-- Start Data provided --

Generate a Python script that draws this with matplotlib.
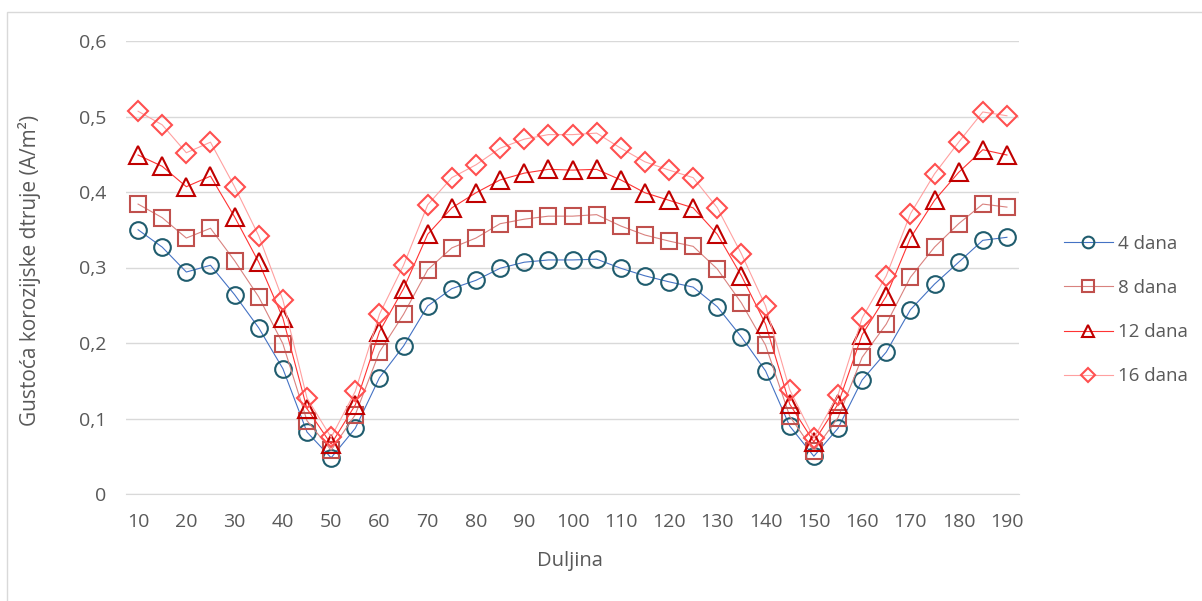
import matplotlib.pyplot as plt
from matplotlib.patches import Rectangle

plt.rcParams['font.family'] = ['Open Sans', 'DejaVu Sans']

duljina = list(range(10, 191, 5))

dana4 = [0.350, 0.327, 0.294, 0.303, 0.264, 0.220, 0.166, 0.082, 0.048, 0.087,
         0.154, 0.196, 0.249, 0.272, 0.283, 0.299, 0.307, 0.310, 0.310, 0.311,
         0.299, 0.289, 0.281, 0.274, 0.248, 0.208, 0.163, 0.090, 0.050, 0.087,
         0.151, 0.188, 0.244, 0.278, 0.307, 0.336, 0.340]
dana8 = [0.384, 0.366, 0.339, 0.352, 0.309, 0.261, 0.199, 0.097, 0.058, 0.105,
         0.188, 0.238, 0.297, 0.326, 0.339, 0.358, 0.364, 0.368, 0.368, 0.370,
         0.355, 0.343, 0.335, 0.328, 0.298, 0.253, 0.197, 0.103, 0.057, 0.101,
         0.181, 0.225, 0.287, 0.327, 0.358, 0.384, 0.380]
dana12 = [0.449, 0.434, 0.407, 0.421, 0.367, 0.307, 0.233, 0.113, 0.066, 0.118,
          0.215, 0.272, 0.344, 0.379, 0.399, 0.416, 0.425, 0.430, 0.429, 0.430,
          0.416, 0.399, 0.389, 0.379, 0.344, 0.289, 0.225, 0.119, 0.069, 0.119,
          0.211, 0.262, 0.339, 0.389, 0.426, 0.456, 0.449]
dana16 = [0.507, 0.489, 0.452, 0.466, 0.407, 0.342, 0.257, 0.127, 0.075, 0.136,
          0.238, 0.303, 0.383, 0.419, 0.436, 0.458, 0.470, 0.476, 0.476, 0.478,
          0.458, 0.440, 0.429, 0.419, 0.379, 0.318, 0.249, 0.138, 0.074, 0.131,
          0.233, 0.289, 0.371, 0.424, 0.466, 0.506, 0.501]

fig = plt.figure(figsize=(12.02, 6.01), dpi=100)
ax = fig.add_axes([126 / 1202, 1 - 494 / 601, (1019 - 126) / 1202, (494 - 41) / 601])

# chart area border
fig.patches.append(Rectangle((7 / 1202, -0.1), 1.2, 1 - 12 / 601 + 0.1, transform=fig.transFigure,
                             fill=False, edgecolor='#d9d9d9', linewidth=1))

ax.plot(duljina, dana4, color='#4472c4', linewidth=0.8, marker='o', markersize=12,
        markerfacecolor='none', markeredgecolor='#1f5c6e', markeredgewidth=1.5, label='4 dana')
ax.plot(duljina, dana8, color='#d9827f', linewidth=0.8, marker='s', markersize=12,
        markerfacecolor='none', markeredgecolor='#c0504d', markeredgewidth=1.5, label='8 dana')
ax.plot(duljina, dana12, color='#ff3333', linewidth=0.8, marker='^', markersize=13,
        markerfacecolor='none', markeredgecolor='#c00000', markeredgewidth=1.5, label='12 dana')
ax.plot(duljina, dana16, color='#ffa0a0', linewidth=0.8, marker='D', markersize=10,
        markerfacecolor='none', markeredgecolor='#ff5050', markeredgewidth=1.5, label='16 dana')

ax.set_xlim(7.5, 192.5)
ax.set_ylim(0, 0.6)
ax.set_xticks(list(range(10, 191, 10)))
ax.set_yticks([0, 0.1, 0.2, 0.3, 0.4, 0.5, 0.6])
ax.set_yticklabels(['0', '0,1', '0,2', '0,3', '0,4', '0,5', '0,6'])
ax.tick_params(axis='both', length=0, labelsize=14, labelcolor='#595959')
ax.tick_params(axis='y', pad=14)
ax.tick_params(axis='x', pad=14)
ax.grid(True, axis='y', color='#d9d9d9', linewidth=1)
ax.set_axisbelow(True)
for s in ['top', 'right', 'left']:
    ax.spines[s].set_visible(False)
ax.spines['bottom'].set_color('#d9d9d9')

ax.set_xlabel('Duljina', fontsize=14.5, color='#595959')
ax.set_ylabel('Gustoća korozijske dtruje (A/m²)', fontsize=15, color='#595959')
ax.xaxis.set_label_coords(570 / 1202, 1 - 561 / 601, transform=fig.transFigure)
ax.yaxis.set_label_coords(30 / 1202, 1 - 270 / 601, transform=fig.transFigure)
ax.xaxis.label.set_va('center')
ax.yaxis.label.set_va('center')

ax.legend(loc='center left', bbox_to_anchor=(1047 / 1202, 1 - 310 / 601), bbox_transform=fig.transFigure,
          frameon=False, fontsize=13.5, labelcolor='#595959', markerscale=0.7, handlelength=2.6,
          handletextpad=0.3, labelspacing=1.4)

fig.savefig('out.png', dpi=100)
plt.close()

-- End Data provided --

**What to produce**.
Begin at the top of the material above and output each line exactly, stopping after the line that holds "0.233, 0.289, 0.371, 0.424, 0.466, 0.506, 0.501]". Leave out pictures.

**Reply to the task**.
Generate a Python script that draws this with matplotlib.
import matplotlib.pyplot as plt
from matplotlib.patches import Rectangle

plt.rcParams['font.family'] = ['Open Sans', 'DejaVu Sans']

duljina = list(range(10, 191, 5))

dana4 = [0.350, 0.327, 0.294, 0.303, 0.264, 0.220, 0.166, 0.082, 0.048, 0.087,
         0.154, 0.196, 0.249, 0.272, 0.283, 0.299, 0.307, 0.310, 0.310, 0.311,
         0.299, 0.289, 0.281, 0.274, 0.248, 0.208, 0.163, 0.090, 0.050, 0.087,
         0.151, 0.188, 0.244, 0.278, 0.307, 0.336, 0.340]
dana8 = [0.384, 0.366, 0.339, 0.352, 0.309, 0.261, 0.199, 0.097, 0.058, 0.105,
         0.188, 0.238, 0.297, 0.326, 0.339, 0.358, 0.364, 0.368, 0.368, 0.370,
         0.355, 0.343, 0.335, 0.328, 0.298, 0.253, 0.197, 0.103, 0.057, 0.101,
         0.181, 0.225, 0.287, 0.327, 0.358, 0.384, 0.380]
dana12 = [0.449, 0.434, 0.407, 0.421, 0.367, 0.307, 0.233, 0.113, 0.066, 0.118,
          0.215, 0.272, 0.344, 0.379, 0.399, 0.416, 0.425, 0.430, 0.429, 0.430,
          0.416, 0.399, 0.389, 0.379, 0.344, 0.289, 0.225, 0.119, 0.069, 0.119,
          0.211, 0.262, 0.339, 0.389, 0.426, 0.456, 0.449]
dana16 = [0.507, 0.489, 0.452, 0.466, 0.407, 0.342, 0.257, 0.127, 0.075, 0.136,
          0.238, 0.303, 0.383, 0.419, 0.436, 0.458, 0.470, 0.476, 0.476, 0.478,
          0.458, 0.440, 0.429, 0.419, 0.379, 0.318, 0.249, 0.138, 0.074, 0.131,
          0.233, 0.289, 0.371, 0.424, 0.466, 0.506, 0.501]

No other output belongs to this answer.